Again, although few consciously recognize the national media as a medium for artistic expression, we are all extremely aware of its power for communication. We live in the age of celebrity. Our royalty, our gods and goddesses, are created in the media. We know them only through the media. We commune as a nation through the media. Our sense of national identity is formed through the media. The media is capable of turning a pauper into a prince. To be the focus of media attention, whether positive or negative, can be the road to riches.

In recent years television corporations have made a fortune by exploiting people's willingness to humiliate themselves for a chance to be in the media. All you have to do is watch an episode of The Jerry Springer Show to see how low people will go in order to have a taste of the media spotlight. The reality TV craze has taken this to new heights. People will risk their lives, starve themselves, and go to any lengths to be in the media. The most successful of these people on shows such as Survivors have become household names who cashed in on their moment in the media through book deals, TV commercial, and Playboy pictorials.

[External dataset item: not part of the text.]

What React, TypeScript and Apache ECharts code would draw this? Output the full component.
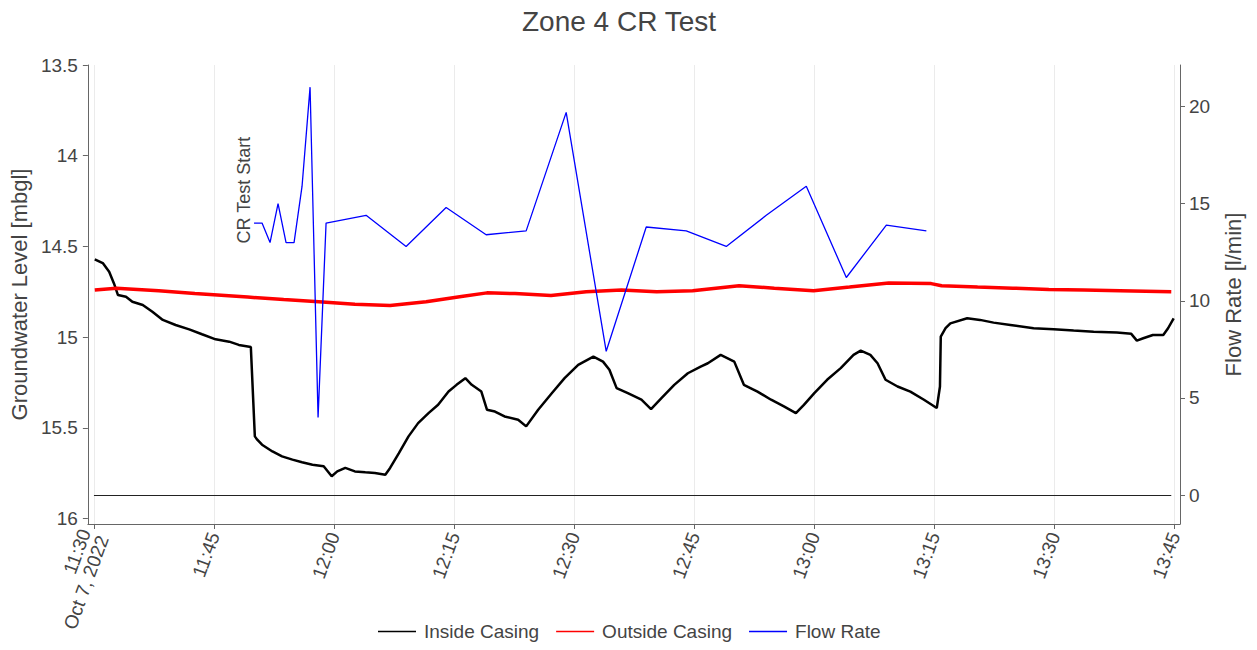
import React, { useEffect, useRef } from "react";
import * as echarts from "echarts";

// Elapsed minutes since 11:30 on Oct 7, 2022
const insideMin = [0.1, 1.1, 1.9, 2.5, 3.0, 4.0, 4.8, 6.1, 7.3, 8.6, 10.2, 11.9, 13.5, 15.2, 16.9, 18.1, 19.6, 20.1, 20.4, 21.0, 22.3, 23.5, 24.8, 26.0, 27.3, 28.7, 29.7, 30.4, 31.4, 32.6, 33.9, 35.1, 36.4, 37.0, 38.1, 39.3, 40.5, 41.8, 43.0, 44.3, 45.3, 46.4, 47.2, 48.4, 49.1, 50.1, 51.3, 53.0, 54.0, 55.5, 57.2, 58.8, 60.5, 62.4, 63.6, 64.4, 65.3, 66.7, 68.4, 69.6, 70.9, 72.5, 74.2, 75.8, 76.7, 78.3, 80.0, 81.2, 82.9, 84.6, 86.2, 87.7, 88.7, 90.0, 91.6, 93.3, 94.9, 95.8, 97.0, 97.9, 98.9, 100.4, 102.0, 103.7, 105.3, 105.7, 105.8, 106.4, 107.0, 109.1, 110.7, 112.4, 114.5, 117.4, 119.9, 122.4, 124.9, 127.8, 129.6, 130.3, 131.1, 132.3, 133.6, 134.2, 134.9];
const insideLevel = [14.571, 14.592, 14.640, 14.704, 14.768, 14.777, 14.805, 14.823, 14.860, 14.905, 14.933, 14.957, 14.984, 15.012, 15.025, 15.043, 15.054, 15.547, 15.565, 15.593, 15.630, 15.657, 15.675, 15.690, 15.703, 15.712, 15.767, 15.740, 15.721, 15.740, 15.745, 15.749, 15.758, 15.721, 15.639, 15.547, 15.474, 15.419, 15.373, 15.300, 15.263, 15.226, 15.263, 15.300, 15.400, 15.410, 15.437, 15.455, 15.492, 15.400, 15.309, 15.226, 15.153, 15.107, 15.135, 15.180, 15.281, 15.309, 15.345, 15.397, 15.336, 15.263, 15.199, 15.162, 15.144, 15.098, 15.135, 15.263, 15.300, 15.345, 15.382, 15.419, 15.373, 15.309, 15.235, 15.171, 15.098, 15.074, 15.098, 15.144, 15.235, 15.272, 15.300, 15.345, 15.391, 15.272, 14.997, 14.951, 14.924, 14.896, 14.905, 14.920, 14.933, 14.951, 14.957, 14.964, 14.970, 14.975, 14.982, 15.019, 15.006, 14.988, 14.988, 14.951, 14.896];

const outsideMin = [0.1, 2.8, 8.1, 12.6, 19.2, 23.7, 28.1, 32.6, 37.0, 41.5, 45.9, 49.1, 52.6, 57.1, 61.5, 65.9, 70.3, 74.8, 80.6, 85.0, 89.9, 94.4, 99.3, 104.6, 105.9, 110.4, 114.8, 119.3, 123.7, 128.2, 134.6];
const outsideLevel = [14.740, 14.730, 14.744, 14.760, 14.779, 14.793, 14.805, 14.819, 14.825, 14.805, 14.776, 14.756, 14.760, 14.770, 14.750, 14.740, 14.750, 14.744, 14.717, 14.730, 14.744, 14.724, 14.701, 14.705, 14.717, 14.724, 14.730, 14.737, 14.740, 14.744, 14.750];

const flowMin = [20, 21, 22, 23, 24, 25, 26, 27, 28, 29, 34, 39, 44, 49, 54, 59, 64, 69, 74, 79, 84, 89, 94, 99, 104];
const flowRate = [14.0, 14.0, 13.0, 15.0, 13.0, 13.0, 15.9, 21.0, 4.0, 14.0, 14.4, 12.8, 14.8, 13.4, 13.6, 19.7, 7.4, 13.8, 13.6, 12.8, 14.4, 15.9, 11.2, 13.9, 13.6];

const xTickMin = [0, 15, 30, 45, 60, 75, 90, 105, 120, 135];
const levelTicks = [13.5, 14, 14.5, 15, 15.5, 16];
const flowTicks = [0, 5, 10, 15, 20];
const zeroLineMin = [0, 134.6];
const annotationAt = [20, 15.7];

const START = new Date(2022, 9, 7, 11, 30, 0).getTime();
const toT = (m: number) => START + m * 60000;
const FONT = "'Liberation Sans', Arial, Helvetica, sans-serif";
const TXT = "#444";
const AXIS = "#666";

export default function App() {
  const ref = useRef<HTMLDivElement>(null);
  useEffect(() => {
    const chart = echarts.init(ref.current!, null, { renderer: "svg" });
    const pad = (n: number) => (n < 10 ? "0" + n : "" + n);
    const xTicks = xTickMin.map(toT);
    const option: any = {
      animation: false,
      backgroundColor: "#fff",
      textStyle: { fontFamily: FONT },
      title: {
        text: "Zone 4 CR Test",
        left: 517,
        top: 2,
        textStyle: { fontSize: 28, fontWeight: "normal", color: TXT, fontFamily: FONT },
      },
      legend: {
        bottom: 4,
        left: 373,
        icon: "rect",
        itemWidth: 38,
        itemHeight: 1.5,
        itemGap: 17,
        textStyle: { fontSize: 19, color: TXT, fontFamily: FONT, padding: [0, 0, 0, 3] },
        data: ["Inside Casing", "Outside Casing", "Flow Rate"],
      },
      grid: { left: 85, right: 77, top: 65, bottom: 126, containLabel: false },
      xAxis: {
        type: "value",
        min: toT(-0.76),
        max: toT(135.69),
        axisLine: { show: true, onZero: false, lineStyle: { color: AXIS, width: 1 } },
        axisTick: { show: true, length: 5, customValues: xTicks, lineStyle: { color: AXIS } },
        minorTick: { show: false },
        axisLabel: {
          customValues: xTicks,
          rotate: 70,
          margin: 9,
          fontSize: 19,
          color: TXT,
          fontFamily: FONT,
          formatter: (v: number) => {
            const d = new Date(v);
            const s = d.getHours() + ":" + pad(d.getMinutes());
            return Math.abs(v - START) < 1000 ? s + "\nOct 7, 2022" : s;
          },
        },
        splitLine: { show: true, lineStyle: { color: "#ebebeb", width: 1 } },
      },
      yAxis: [
        {
          type: "value",
          inverse: true,
          min: 13.5,
          max: 16.03,
          position: "left",
          name: "Groundwater Level [mbgl]",
          nameLocation: "middle",
          nameGap: 54,
          nameTextStyle: { fontSize: 22, color: TXT, fontFamily: FONT },
          axisLine: { show: true, onZero: false, lineStyle: { color: AXIS, width: 1 } },
          axisTick: { show: true, length: 5, customValues: levelTicks, lineStyle: { color: AXIS } },
          axisLabel: { customValues: levelTicks, fontSize: 19, color: TXT, fontFamily: FONT, margin: 10 },
          splitLine: { show: false },
        },
        {
          type: "value",
          min: -1.49,
          max: 22.14,
          position: "right",
          name: "Flow Rate [l/min]",
          nameLocation: "middle",
          nameGap: 42,
          nameTextStyle: { fontSize: 22, color: TXT, fontFamily: FONT },
          axisLine: { show: true, onZero: false, lineStyle: { color: AXIS, width: 1 } },
          axisTick: { show: true, length: 5, customValues: flowTicks, lineStyle: { color: AXIS } },
          axisLabel: { customValues: flowTicks, fontSize: 19, color: TXT, fontFamily: FONT, margin: 9 },
          splitLine: { show: false },
        },
      ],
      series: [
        {
          name: "Inside Casing",
          type: "line",
          yAxisIndex: 0,
          symbol: "none",
          lineStyle: { color: "#000", width: 2.5 },
          itemStyle: { color: "#000" },
          data: insideMin.map((m, i) => [toT(m), insideLevel[i]]),
        },
        {
          name: "Outside Casing",
          type: "line",
          yAxisIndex: 0,
          symbol: "none",
          lineStyle: { color: "#ff0000", width: 3.5 },
          itemStyle: { color: "#ff0000" },
          data: outsideMin.map((m, i) => [toT(m), outsideLevel[i]]),
        },
        {
          name: "Flow Rate",
          type: "line",
          yAxisIndex: 1,
          symbol: "none",
          lineStyle: { color: "#0000ff", width: 1.3 },
          itemStyle: { color: "#0000ff" },
          data: flowMin.map((m, i) => [toT(m), flowRate[i]]),
          markLine: {
            silent: true,
            symbol: "none",
            label: { show: false },
            lineStyle: { color: "#222", width: 1, type: "solid" },
            data: [[{ coord: [toT(zeroLineMin[0]), 0] }, { coord: [toT(zeroLineMin[1]), 0] }]],
          },
        },
      ],
    };
    chart.setOption(option);
    const p = chart.convertToPixel({ xAxisIndex: 0, yAxisIndex: 1 } as any, [toT(annotationAt[0]), annotationAt[1]]) as number[];
    chart.setOption({
      graphic: [
        {
          type: "text",
          x: p[0] - 10,
          y: p[1],
          rotation: Math.PI / 2,
          style: {
            text: "CR Test Start",
            font: `18px ${FONT}`,
            fill: TXT,
            align: "center",
            verticalAlign: "middle",
          },
        },
      ],
    });
    return () => chart.dispose();
  }, []);
  return <div ref={ref} style={{ position: "fixed", left: 0, top: 0, width: 1257, height: 650 }} />;
}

In our era, the line between art and artist does not exist. The image we project is our own means of expressing ourselves to the world. Time and time again young women tell me how seeing Madonna on MTV inspired them as little girls. They say seeing Madonna made them feel 'like they could do it too.' That they could express themselves and be loved by the world. In our modern age everyone wants his or her 15 minutes. Celebrity is a power that seems that it could be available to anyone. The national media is the tool by which we may express ourselves to the world.